Still, falling oil is a good thing for the airlines for two reasons: first, it sets a lower baseline for companies looking to secure their fuel prices going forward into this year and next. Second, if the price of oil remains low for an extended amount of time, then the airline will be able to reap those rewards in the form of lower fuel prices long term. They still probably won't pass those savings along to the customer, although airfares remain historically low regardless of fuel price.
Woe is the modern retailer. Life is hard these days for brick and mortar stores, as well as for everyone who enjoys the luxury of simply running an errand instead of waiting two to three days for delivery of a product bought sight unseen.
Happily cheap oil means only good things for retailers of every stripe (digital and physical).

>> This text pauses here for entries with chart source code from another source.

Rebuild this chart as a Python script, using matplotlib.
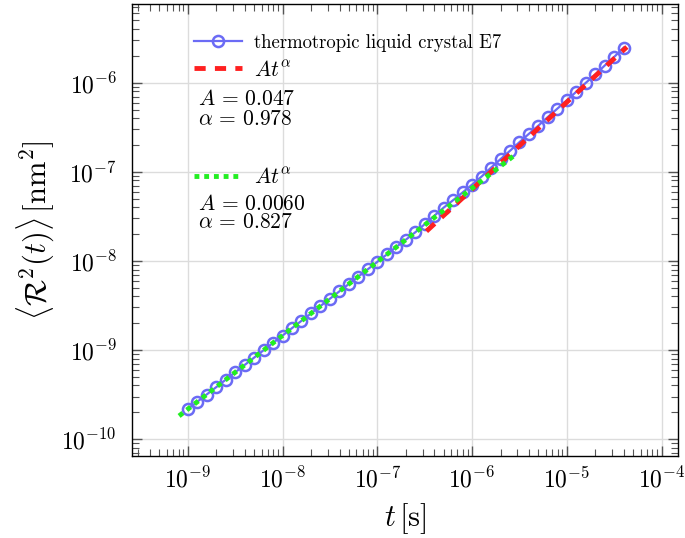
import matplotlib
matplotlib.use("Agg")
import matplotlib.pyplot as plt
import numpy as np

# measured mean squared displacement
t_data = [
	1.00e-9, 1.26e-9, 1.58e-9, 2.00e-9, 2.51e-9, 3.16e-9, 3.98e-9, 5.01e-9, 6.31e-9, 7.94e-9,
	1.00e-8, 1.26e-8, 1.58e-8, 2.00e-8, 2.51e-8, 3.16e-8, 3.98e-8, 5.01e-8, 6.31e-8, 7.94e-8,
	1.00e-7, 1.26e-7, 1.58e-7, 2.00e-7, 2.51e-7, 3.16e-7, 3.98e-7, 5.01e-7, 6.31e-7, 7.94e-7,
	1.00e-6, 1.26e-6, 1.58e-6, 2.00e-6, 2.51e-6, 3.16e-6, 3.98e-6, 5.01e-6, 6.31e-6, 7.94e-6,
	1.00e-5, 1.26e-5, 1.58e-5, 2.00e-5, 2.51e-5, 3.16e-5, 3.98e-5,
]
r2_data = [
	2.16e-10, 2.62e-10, 3.16e-10, 3.83e-10, 4.63e-10, 5.60e-10, 6.78e-10, 8.20e-10, 9.93e-10,
	1.20e-9, 1.45e-9, 1.76e-9, 2.12e-9, 2.57e-9, 3.11e-9, 3.76e-9, 4.55e-9, 5.51e-9, 6.67e-9, 8.05e-9, 9.75e-9,
	1.18e-8, 1.43e-8, 1.73e-8, 2.09e-8, 2.58e-8, 3.20e-8, 3.96e-8, 4.80e-8, 5.86e-8, 7.18e-8, 8.85e-8,
	1.11e-7, 1.39e-7, 1.72e-7, 2.15e-7, 2.67e-7, 3.30e-7, 4.13e-7, 5.12e-7, 6.34e-7, 7.94e-7, 9.95e-7,
	1.24e-6, 1.56e-6, 1.95e-6, 2.48e-6,
]

# fits  A t^alpha
A_late, alpha_late = 0.047, 0.978
t_late = [3.3e-7, 4.3e-5]
A_early, alpha_early = 0.0060, 0.827
t_early = [8.1e-10, 2.9e-6]

plt.rcParams['mathtext.fontset'] = 'cm'
plt.rcParams['font.family'] = 'serif'
plt.rcParams['font.serif'] = ['cmr10', 'DejaVu Serif']
plt.rcParams['axes.formatter.use_mathtext'] = True

fig = plt.figure(figsize=(6.85, 5.38), dpi=100)
ax = fig.add_axes([0.1927, 0.1524, 0.7971, 0.8402])

line_b, = ax.plot(t_data, r2_data, '-o', color='#6b6bf5', lw=1.6, ms=8, mfc='none', mew=1.8,
	zorder=3)
tl = np.array(t_late)
line_r, = ax.plot(tl, A_late * tl ** alpha_late, '--', color='#ff2020', lw=3.5, dashes=(2.3, 1.9),
	zorder=4)
te = np.array(t_early)
line_g, = ax.plot(te, A_early * te ** alpha_early, ':', color='#22ee22', lw=3.5, dashes=(1, 1),
	zorder=4)

ax.set_xscale('log')
ax.set_yscale('log')
ax.set_xticks([1e-9, 1e-8, 1e-7, 1e-6, 1e-5, 1e-4])
ax.set_yticks([1e-10, 1e-9, 1e-8, 1e-7, 1e-6])
ax.set_xlim(2.58e-10, 1.49e-4)
ax.set_ylim(6.45e-11, 7.66e-6)

ax.grid(True, which='major', color='#dcdcdc', lw=1, zorder=0)
ax.tick_params(which='both', direction='in', top=True, right=True, color='#555555')
ax.tick_params(which='major', length=7, width=1, labelsize=17)
ax.tick_params(axis='y', which='major', pad=11)
ax.tick_params(axis='x', which='major', pad=8)
ax.tick_params(which='minor', length=5, width=0.8)
for s in ax.spines.values():
	s.set_linewidth(1.0)

ax.set_xlabel(r'$t\,[\mathrm{s}]$', fontsize=22, labelpad=6)
ax.set_ylabel(r'$\langle \mathcal{R}^2(t)\rangle\,[\mathrm{nm}^2]$', fontsize=22, labelpad=4)

# legend entries, one per row
entries = [
	(line_b, 'thermotropic liquid crystal E7', 13.5, 0.914),
	(line_r, r'$At^{\alpha}$', 15.5, 0.854),
	(line_g, r'$At^{\alpha}$', 15.5, 0.617),
]
for h, lab, fs, y in entries:
	leg = plt.legend([h], [lab], loc='center left', bbox_to_anchor=(0.1136, y), frameon=False,
		prop={'size': fs}, handlelength=34.6 / fs, handletextpad=8.5 / fs, borderpad=0,
		borderaxespad=0)
	ax.add_artist(leg)
ax.legend_ = None

fit_text = [
	(r'$A \,=\, 0.047$', 0.7765),
	(r'$\alpha \,=\, 0.978$', 0.7323),
	(r'$A \,=\, 0.0060$', 0.5442),
	(r'$\alpha \,=\, 0.827$', 0.5044),
]
for s, y in fit_text:
	ax.text(0.121, y, s, transform=ax.transAxes, fontsize=15.5, va='baseline', ha='left')

fig.savefig('out.png', dpi=100)
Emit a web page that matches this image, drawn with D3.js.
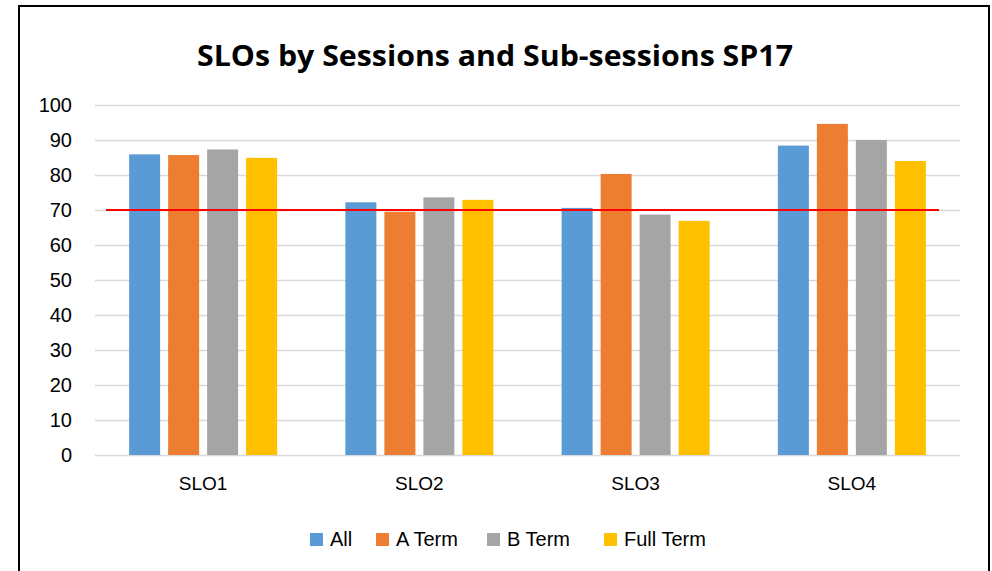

Cheaper shipping mean that their costs will go down across the board, while less expensive energy for manufacturers will actually bring down the costs of most products. Customers, meanwhile, will be slightly less reluctant to drive on an inexpensive tank of gas, helping out some physical shops by a small degree.
Overall, this is good news for people who make a living selling things bought and processed.
Speaking of goods bought, sold and processed, manufacturing will get cheaper in an age of inexpensive oil.
First, prices will go down for everyone. Manufacturing is an energy-intensive concern, and as oil gets less expensive it will get cheaper to run all of the machines and logistics involved in virtually any factory.
For light manufacturing, industries that rely heavily on plastics in particular, that benefit will double for a simple reason: oil is a key ingredient in making plastic. Although these days natural gas has supplemented petroleum as the key feedstock for plastic, crude oil is still a major element in the process. That means anyone who builds things with heavy plastics components can expect their prices to drop.
Which… is kind of amazing when you consider just how essential plastic has become to 20th and 21st Century life. It's the wonder material, and it's all thanks to oil. So… we really should find better things to do with barrels of this stuff than burning them.